Мусат, объясню, это стальной стержень, приспособление для доводки остроты лезвия.
— Сейчас деньги, развлечения, молодежи все позволено, поют «молодым везде дорога», тюрьмы не боятся, тюрьмой хвалятся, это как? Ботинки хорошие наденут, папироску в зубы. Нам дадут, бывало, на пасху стакан семечек, уже радуемся. А если кто из молодежи курит, губы прямо с папиросой оторвут.
Любил я писать и о ПТУ-100, училище при мясокомбинате, еще бы — в нем учился один из кумиров детства и отрочества. Виктор Талалихин. Он был для меня где-то, совершенно небесный, а здесь стал земной и доступный. Завуч училища напористо говорила мне о главной опасности обучения бойцов скота и раздельщиков: «Температура тела убиваемого животного равна температуре тела человека». Выпускники училища работали на всех заводах, во всех цехах комбината. Труд иногда был устрашающим по смыслу и угнетающим по однообразию: так, девушки полную смену, изо дня в день, из месяца в месяц, выстригали мозжечок из мозга, парни стояли у незатейливых машин, называемых костедробилкой и черепорубкой. Но это машины, и небольшие. А вот вам целое отделение под названием шкуросъемка. Как вплывает туда туша коровы, как эта туша — ну с чем сравнить, чтоб не совсем страшно, — как эта туша будто нога из чулка выходит, краснея, из кожи. Как туша плывет дальше по конвейеру, как, приникая к ней на рассчитанное технологией время, обработчики делают каждый свое дело: пилят, отделяют, сортируют…

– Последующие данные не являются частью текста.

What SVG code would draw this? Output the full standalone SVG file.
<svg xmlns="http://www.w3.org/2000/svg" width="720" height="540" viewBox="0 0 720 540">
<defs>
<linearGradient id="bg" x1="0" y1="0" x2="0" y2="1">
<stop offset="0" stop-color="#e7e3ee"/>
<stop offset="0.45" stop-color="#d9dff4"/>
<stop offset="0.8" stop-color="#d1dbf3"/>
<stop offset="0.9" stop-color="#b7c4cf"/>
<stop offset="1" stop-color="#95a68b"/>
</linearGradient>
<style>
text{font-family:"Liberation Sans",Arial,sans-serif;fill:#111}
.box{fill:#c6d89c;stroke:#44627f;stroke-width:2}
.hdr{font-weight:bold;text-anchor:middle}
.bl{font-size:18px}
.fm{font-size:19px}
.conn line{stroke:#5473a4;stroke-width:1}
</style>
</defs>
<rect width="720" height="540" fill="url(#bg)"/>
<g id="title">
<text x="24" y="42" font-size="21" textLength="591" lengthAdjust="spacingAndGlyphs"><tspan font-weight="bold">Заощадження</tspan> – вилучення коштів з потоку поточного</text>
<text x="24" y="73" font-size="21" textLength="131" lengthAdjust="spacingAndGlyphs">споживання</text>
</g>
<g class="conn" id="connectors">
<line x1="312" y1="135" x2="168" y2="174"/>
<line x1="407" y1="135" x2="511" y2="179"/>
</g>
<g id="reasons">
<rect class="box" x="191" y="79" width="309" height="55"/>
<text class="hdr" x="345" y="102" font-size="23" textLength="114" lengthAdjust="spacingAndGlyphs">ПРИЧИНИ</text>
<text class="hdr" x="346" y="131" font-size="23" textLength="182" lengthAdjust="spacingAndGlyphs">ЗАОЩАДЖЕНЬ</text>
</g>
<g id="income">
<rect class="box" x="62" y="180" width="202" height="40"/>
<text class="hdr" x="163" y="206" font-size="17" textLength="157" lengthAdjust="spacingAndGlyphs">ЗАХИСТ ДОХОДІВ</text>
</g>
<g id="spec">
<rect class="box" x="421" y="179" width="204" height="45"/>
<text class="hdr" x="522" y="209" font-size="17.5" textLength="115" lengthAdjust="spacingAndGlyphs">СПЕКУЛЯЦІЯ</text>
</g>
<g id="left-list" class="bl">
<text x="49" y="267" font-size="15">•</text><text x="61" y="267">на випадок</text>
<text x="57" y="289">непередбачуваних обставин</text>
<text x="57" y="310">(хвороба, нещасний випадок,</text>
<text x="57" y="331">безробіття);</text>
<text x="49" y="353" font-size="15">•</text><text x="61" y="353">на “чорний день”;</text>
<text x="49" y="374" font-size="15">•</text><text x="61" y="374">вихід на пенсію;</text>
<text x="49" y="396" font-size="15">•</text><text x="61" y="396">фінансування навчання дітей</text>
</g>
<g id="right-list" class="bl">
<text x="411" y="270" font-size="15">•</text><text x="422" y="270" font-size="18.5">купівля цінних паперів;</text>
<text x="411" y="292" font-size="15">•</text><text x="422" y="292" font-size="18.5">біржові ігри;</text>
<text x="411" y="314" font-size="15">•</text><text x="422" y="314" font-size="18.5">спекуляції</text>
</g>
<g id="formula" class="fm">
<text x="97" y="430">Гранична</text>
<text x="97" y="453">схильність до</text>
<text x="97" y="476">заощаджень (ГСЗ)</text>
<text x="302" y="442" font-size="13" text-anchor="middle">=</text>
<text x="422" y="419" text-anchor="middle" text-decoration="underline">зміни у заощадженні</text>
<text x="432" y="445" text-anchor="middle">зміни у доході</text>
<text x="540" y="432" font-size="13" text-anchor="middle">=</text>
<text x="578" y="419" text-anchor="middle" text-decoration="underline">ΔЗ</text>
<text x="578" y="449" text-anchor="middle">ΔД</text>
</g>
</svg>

На свиноконвейерах при мне внедрили рационализацию — стали током парализовать голосовые связки свиней, а то они так визжали, что рабочие глохли. После внедрения рацпредложения свиньи двигались по конвейеру молча. Так же было внедрено, и, говорили, куплено американцами для чикагских мясобоен еще одно новшество — полый нож. Нож с отверстиями на лезвии, рукоятка трубой с надетым на нее резиновым шлангом. Боец скота втыкал нож в горло свинье, кровь лилась внутри ножа по шлангу, а другой конец шланга поддерживала девушка с ведром. Кровь собирали на гематоген.

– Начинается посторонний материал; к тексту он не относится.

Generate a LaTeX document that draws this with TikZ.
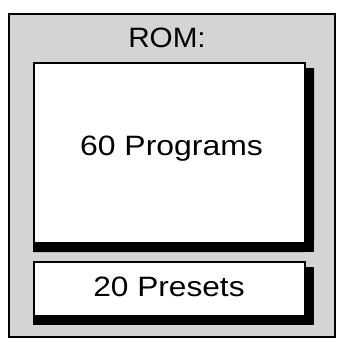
\documentclass[tikz,border=0pt]{standalone}
\usepackage{fontspec}
\setmainfont{Liberation Sans}
\begin{document}
\begin{tikzpicture}[x=1pt,y=-1pt,
  frame/.style={draw=black,line width=2pt,fill=black!17},
  panel/.style={draw=black,line width=2.4pt,fill=white},
  shadowbox/.style={fill=black,draw=none},
  lbl/.style={font=\fontsize{28}{30}\selectfont,anchor=base,inner sep=0pt}]
\useasboundingbox (0,0) rectangle (339,343);
% outer frame
\draw[frame] (9,14) rectangle (335,337);
% box 1 shadow and box
\fill[shadowbox] (33,241) -- (314,241) -- (314,68) -- (304,68) -- (304,252) -- (33,252) -- cycle;
\fill[shadowbox] (33,241) rectangle (314,252);
\fill[shadowbox] (304,68) rectangle (314,252);
\node[panel,minimum width=271pt,minimum height=180pt,anchor=north west,inner sep=0pt] (prog) at (33,62) {};
% box 2 shadow and box
\fill[shadowbox] (33,314) rectangle (314,325);
\fill[shadowbox] (304,267) rectangle (314,325);
\node[panel,minimum width=271pt,minimum height=54pt,anchor=north west,inner sep=0pt] (pres) at (33,261) {};
% labels
\node[lbl] (rom) at (167,47) {\scalebox{1.06}[1]{ROM:}};
\node[lbl] (t60) at (171.5,155) {\scalebox{1.14}[1]{60 Programs}};
\node[lbl] (t20) at (169,296) {\scalebox{1.13}[1]{20 Presets}};
\end{tikzpicture}
\end{document}
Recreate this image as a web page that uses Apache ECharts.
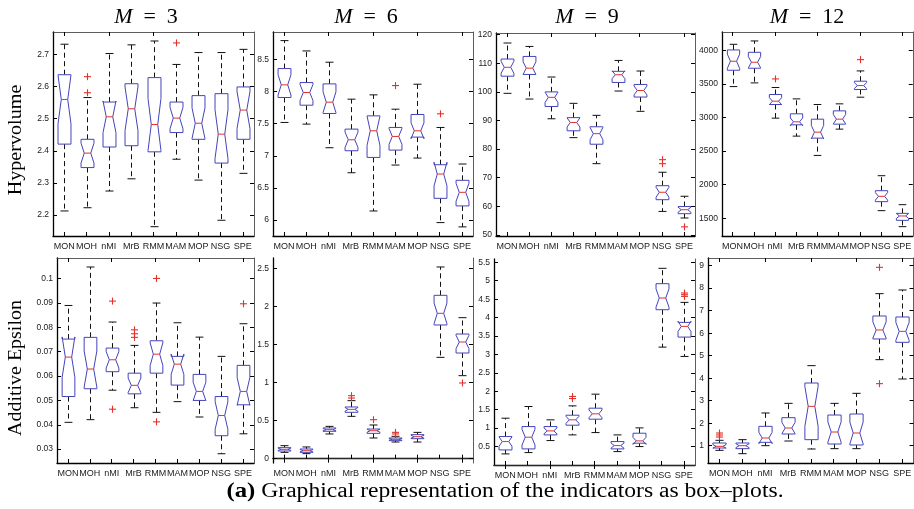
<!DOCTYPE html>
<html>
<head>
<meta charset="utf-8">
<script src="https://cdn.jsdelivr.net/npm/echarts@6/dist/echarts.min.js"></script>
<style>
html,body{margin:0;padding:0;background:#fff;}
#chart{width:914px;height:509px;}
</style>
</head>
<body>
<div id="chart"></div>
<script>
// ---------------- DATA ----------------
const categories = ['MON','MOH','nMI','MrB','RMM','MAM','MOP','NSG','SPE'];
// each box: [lower whisker, Q1, median, Q3, upper whisker]
const hvM3 = [
  [2.213,2.421,2.560,2.637,2.732],[2.223,2.348,2.393,2.436,2.566],[2.275,2.412,2.506,2.552,2.703],
  [2.313,2.416,2.531,2.609,2.730],[2.164,2.397,2.482,2.628,2.742],[2.374,2.457,2.502,2.552,2.669],
  [2.309,2.436,2.486,2.572,2.706],[2.184,2.362,2.452,2.578,2.706],[2.330,2.436,2.527,2.599,2.716]
];
const hvM3Out = [[1,2.631],[1,2.581],[5,2.736]];
const hvM6 = [
  [7.520,7.909,8.106,8.360,8.796],[7.494,7.789,7.987,8.142,8.635],[7.126,7.660,7.836,8.121,8.459],
  [6.736,7.079,7.250,7.416,7.883],[6.140,6.975,7.390,7.623,7.950],[6.856,7.089,7.302,7.442,7.727],
  [6.965,7.292,7.390,7.644,8.116],[5.959,6.337,6.716,6.861,7.442],[5.892,6.219,6.431,6.618,6.872]
];
const hvM6Out = [[5,8.095],[7,7.655]];
const hvM9 = [
  [99.5,105.5,108.6,111.5,117.1],[97.5,106.1,108.3,112.4,115.9],[90.6,94.9,98.1,100.0,105.2],
  [84.0,86.4,89.3,91.0,96.0],[74.9,81.7,85.4,87.8,91.8],[100.3,103.3,106.0,107.2,111.0],
  [93.2,98.2,100.5,102.6,107.3],[58.2,62.3,64.9,67.2,71.9],[55.9,57.4,58.8,59.9,63.5]
];
const hvM9Out = [[7,76.3],[7,74.9],[8,52.8]];
const hvM12 = [
  [3460,3703,3837,4005,4089],[3515,3733,3822,3970,4139],[2990,3193,3243,3342,3446],
  [2723,2891,2936,3055,3277],[2436,2693,2782,2975,3193],[2827,2901,2975,3099,3203],
  [3302,3416,3475,3540,3693],[1614,1748,1827,1911,2134],[1376,1470,1535,1574,1703]
];
const hvM12Out = [[2,3574],[6,3861]];
const aeM3 = [
  [0.0410,0.0516,0.0678,0.0752,0.0890],[0.0421,0.0548,0.0629,0.0759,0.1048],[0.0542,0.0618,0.0667,0.0715,0.0822],
  [0.0470,0.0527,0.0562,0.0612,0.0726],[0.0451,0.0612,0.0690,0.0745,0.0900],[0.0495,0.0563,0.0649,0.0681,0.0819],
  [0.0432,0.0500,0.0537,0.0607,0.0760],[0.0281,0.0355,0.0438,0.0516,0.0681],[0.0363,0.0482,0.0537,0.0644,0.0815]
];
const aeM3Out = [[2,0.0908],[2,0.0464],[3,0.0790],[3,0.0774],[3,0.0759],[4,0.1001],[4,0.0412],[8,0.0897]];
const aeM6 = [
  [0.083,0.101,0.123,0.145,0.171],[0.066,0.083,0.105,0.127,0.154],[0.325,0.360,0.382,0.404,0.425],
  [0.557,0.610,0.649,0.680,0.763],[0.272,0.333,0.368,0.390,0.443],[0.219,0.237,0.254,0.272,0.294],
  [0.219,0.263,0.289,0.316,0.346],[1.333,1.759,1.912,2.149,2.522],[1.092,1.390,1.535,1.640,1.855]
];
const aeM6Out = [[3,0.829],[3,0.798],[4,0.513],[5,0.346],[5,0.325],[8,0.996]];
const aeM9 = [
  [0.301,0.409,0.636,0.772,1.270],[0.337,0.437,0.754,1.043,1.587],[0.663,0.817,0.926,1.043,1.225],
  [0.817,1.080,1.225,1.351,1.605],[0.880,1.243,1.388,1.542,1.922],[0.364,0.437,0.527,0.636,0.817],
  [0.500,0.591,0.654,0.862,1.007],[3.199,4.214,4.531,4.920,5.337],[2.946,3.471,3.761,3.870,4.413]
];
const aeM9Out = [[3,1.859],[3,1.804],[8,4.667],[8,4.621],[8,4.576]];
const aeM12 = [
  [0.793,0.896,0.970,1.119,1.237],[0.644,0.867,1.000,1.119,1.267],[1.000,1.148,1.341,1.859,2.452],
  [1.207,1.519,1.785,2.244,2.881],[0.852,1.267,2.748,3.785,4.556],[0.867,1.074,1.607,2.363,2.881],
  [0.867,1.030,1.563,2.407,3.326],[4.822,5.741,6.141,6.763,7.756],[3.963,5.593,6.081,6.719,7.919]
];
const aeM12Out = [[0,1.563],[0,1.474],[0,1.385],[7,8.926],[7,3.756]];

// tick values
const hvM3Ticks = [2.2,2.3,2.4,2.5,2.6,2.7];
const hvM6Ticks = [6,6.5,7,7.5,8,8.5];
const hvM9Ticks = [50,60,70,80,90,100,110,120];
const hvM12Ticks = [1500,2000,2500,3000,3500,4000];
const aeM3Ticks = [0.03,0.04,0.05,0.06,0.07,0.08,0.09,0.1];
const aeM6Ticks = [0,0.5,1,1.5,2,2.5];
const aeM9Ticks = [0.5,1,1.5,2,2.5,3,3.5,4,4.5,5,5.5];
const aeM12Ticks = [1,2,3,4,5,6,7,8,9];

const titles = ['3','6','9','12'];
const rowNames = ['Hypervolume','Additive Epsilon'];
const caption = 'Graphical representation of the indicators as box\u2013plots.';
const N_RUNS = 20; // sample size used for notch width (MATLAB notch rule)

// ---------------- LAYOUT ----------------
const panels = [
  {boxes:hvM3, out:hvM3Out, ticks:hvM3Ticks, min:2.135, max:2.77, grid:{left:53,top:32,width:201,height:204}},
  {boxes:hvM6, out:hvM6Out, ticks:hvM6Ticks, min:5.75, max:8.93, grid:{left:273,top:32,width:200,height:204}},
  {boxes:hvM9, out:hvM9Out, ticks:hvM9Ticks, min:49.6, max:120.6, grid:{left:496,top:33,width:199,height:203}},
  {boxes:hvM12, out:hvM12Out, ticks:hvM12Ticks, min:1237, max:4272, grid:{left:722,top:32,width:194,height:204}},
  {boxes:aeM3, out:aeM3Out, ticks:aeM3Ticks, min:0.0243, max:0.1085, grid:{left:57,top:258,width:197,height:205}},
  {boxes:aeM6, out:aeM6Out, ticks:aeM6Ticks, min:-0.057, max:2.64, grid:{left:273,top:258,width:200,height:205}},
  {boxes:aeM9, out:aeM9Out, ticks:aeM9Ticks, min:0.0, max:5.59, grid:{left:494,top:259,width:201,height:206}},
  {boxes:aeM12, out:aeM12Out, ticks:aeM12Ticks, min:0.23, max:9.34, grid:{left:708,top:258,width:208,height:205}}
];

const BOX_COLOR = '#4444bb';
const MED_COLOR = '#e8302a';
const OUT_COLOR = '#e8302a';
const SANS = "'Liberation Sans',Arial,sans-serif";
const SERIF = "'Liberation Serif','DejaVu Serif',serif";

function renderBox(params, api) {
  const cat = api.value(0);
  const lo = api.value(1), q1 = api.value(2), md = api.value(3), q3 = api.value(4), hi = api.value(5);
  const band = api.size([1, 0])[0];
  const hw = band * 0.29;
  const cw = hw * 0.62;
  const nh = 1.57 * (q3 - q1) / Math.sqrt(N_RUNS);
  const cx = Math.round(api.coord([cat, md])[0]) + 0.5;
  const y = v => api.coord([cat, v])[1];
  const pts = [
    [cx-hw, y(q1)], [cx-hw, y(md-nh)], [cx-hw/2, y(md)], [cx-hw, y(md+nh)], [cx-hw, y(q3)],
    [cx+hw, y(q3)], [cx+hw, y(md+nh)], [cx+hw/2, y(md)], [cx+hw, y(md-nh)], [cx+hw, y(q1)]
  ];
  const dash = {stroke:'#111', lineWidth:1, lineDash:[5,3.5]};
  const solid = {stroke:'#111', lineWidth:1};
  return {type:'group', children:[
    {type:'line', shape:{x1:cx,y1:y(q3),x2:cx,y2:y(hi)}, style:dash},
    {type:'line', shape:{x1:cx,y1:y(q1),x2:cx,y2:y(lo)}, style:dash},
    {type:'line', shape:{x1:cx-cw,y1:y(hi),x2:cx+cw,y2:y(hi)}, style:solid},
    {type:'line', shape:{x1:cx-cw,y1:y(lo),x2:cx+cw,y2:y(lo)}, style:solid},
    {type:'polygon', shape:{points:pts}, style:{fill:'#fff', stroke:BOX_COLOR, lineWidth:1}},
    {type:'line', shape:{x1:cx-hw/2,y1:y(md),x2:cx+hw/2,y2:y(md)}, style:{stroke:MED_COLOR, lineWidth:1}}
  ]};
}
function renderOut(params, api) {
  const p = api.coord([api.value(0), api.value(1)]);
  const x = Math.round(p[0]) + 0.5, yy = p[1], a = 3.5;
  const st = {stroke:OUT_COLOR, lineWidth:1.1};
  return {type:'group', children:[
    {type:'line', shape:{x1:x-a,y1:yy,x2:x+a,y2:yy}, style:st},
    {type:'line', shape:{x1:x,y1:yy-a,x2:x,y2:yy+a}, style:st}
  ]};
}

const grid = [], xAxis = [], yAxis = [], series = [];
panels.forEach((p, i) => {
  grid.push(Object.assign({containLabel:false}, p.grid));
  const axLine = {show:true, lineStyle:{color:'#000', width:1.3}};
  const axLine2 = {show:true, lineStyle:{color:'#333', width:0.8}};
  xAxis.push({type:'category', gridIndex:i, data:categories, position:'bottom', boundaryGap:true,
    axisLine:axLine, axisTick:{show:true, inside:true, alignWithLabel:true, length:4, lineStyle:{color:'#000'}},
    axisLabel:{fontFamily:SANS, fontSize:9, color:'#222', margin:6, interval:0},
    splitLine:{show:false}});
  xAxis.push({type:'category', gridIndex:i, data:categories, position:'top', boundaryGap:true,
    axisLine:axLine2, axisTick:{show:true, inside:true, alignWithLabel:true, length:4, lineStyle:{color:'#000'}},
    axisLabel:{show:false}, splitLine:{show:false}});
  const yBase = {type:'value', gridIndex:i, min:p.min, max:p.max, scale:true, splitLine:{show:false}};
  yAxis.push(Object.assign({}, yBase, {position:'left',
    axisLine:axLine, axisTick:{show:true, inside:true, length:4, customValues:p.ticks, lineStyle:{color:'#000'}},
    axisLabel:{fontFamily:SANS, fontSize:8.5, color:'#222', margin:4, customValues:p.ticks,
      formatter: v => String(v)}}));
  yAxis.push(Object.assign({}, yBase, {position:'right',
    axisLine:axLine2, axisTick:{show:true, inside:true, length:4, customValues:p.ticks, lineStyle:{color:'#000'}},
    axisLabel:{show:false}}));
  series.push({type:'custom', xAxisIndex:2*i, yAxisIndex:2*i, renderItem:renderBox, clip:false,
    encode:{x:0, y:[1,2,3,4,5]}, data:p.boxes.map((b, k) => [k].concat(b)), silent:true});
  series.push({type:'custom', xAxisIndex:2*i, yAxisIndex:2*i, renderItem:renderOut, clip:false,
    encode:{x:0, y:1}, data:p.out, silent:true});
});

const titleX = [146, 366, 587, 807];
const graphics = titles.map((t, i) => ({
  type:'text', x:titleX[i], y:17,
  style:{text:'{i|M}\u2002=\u2002' + t, x:0, y:0, align:'center', verticalAlign:'middle',
    font:'22px ' + SERIF, fill:'#000',
    rich:{i:{fontStyle:'italic', fontFamily:SERIF, fontSize:22, fill:'#000'}}}
}));
// row (y-axis) names
graphics.push({type:'text', x:16, y:140, rotation:Math.PI/2, scaleX:1.06,
  style:{text:rowNames[0], align:'center', verticalAlign:'middle', font:'19px ' + SERIF, fill:'#000'}});
graphics.push({type:'text', x:16, y:368, rotation:Math.PI/2, scaleX:1.05,
  style:{text:rowNames[1], align:'center', verticalAlign:'middle', font:'19px ' + SERIF, fill:'#000'}});
// caption
graphics.push({
  type:'text', x:505, y:492, scaleX:1.18,
  style:{text:'{b|(a)} ' + caption, align:'center', verticalAlign:'middle',
    font:'20px ' + SERIF, fill:'#000',
    rich:{b:{fontWeight:'bold', fontFamily:SERIF, fontSize:21, fill:'#000'}}}
});

const chart = echarts.init(document.getElementById('chart'), null, {renderer:'canvas'});
chart.setOption({
  animation:false,
  backgroundColor:'#fff',
  grid, xAxis, yAxis, series,
  graphic: graphics
});
</script>
</body>
</html>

Лязгали цепи, гремели крючья, скользкая кровь лилась на чугунные рифленые подмостки, уборщицы непрестанно сыпали на мокроту светлые мягкие опилки и сметали их, быстро намокающие, в сточную канаву.
И вот, дело прошлое, ведь не любил я ходить на завод первичной переработки скота, в убойные цеха, только по необходимости и по приказу, но как было не выщелкнуться перед студентками, как было не сочинить нижеследующее:
Пугая, добавлял, что размах убийства животных на комбинате таков, что окровавленные опилки вывозят самосвалами, грузят ковшом экскаватора. Не было, конечно, такого, но две тысячи штук за смену — это факт. Смены три. Не знаю как сейчас.
Больше я любил писать о цехах производства ветчины, сосисок — сарделек, студня, консервов, медпрепаратов. На одной из линий, среди сотен девичьих лиц, высмотрел украдкой одно. Вычислил конец смены, подкараулил у проходной, на тогда еще Осташковском шоссе, а не Волгоградском проспекте, навязал провожание. Было отказано. Но хотя бы узнал имя и фамилию. Люся. Испытанная журналистами практика — написать о симпатии и тем поставить перед обязанностью отблагодарить — тут не прошла, данная работница усердием не отличалась. Это мне начальница смены сказала на мой вопрос. Как же так? А энергия молодости, а честь училища. «Все они такие, — было сказано мне, — пока стоишь над душой, чего-то делают, отошел — уснули». Оказалось все-таки, что Люсю есть за что похвалить, за общественную работу, что и было мною сделано. Так я использовал печатный орган в личных целях. Но Люся, запуганная начальницей, от меня шарахалась. Долго ей шарахаться не пришлось.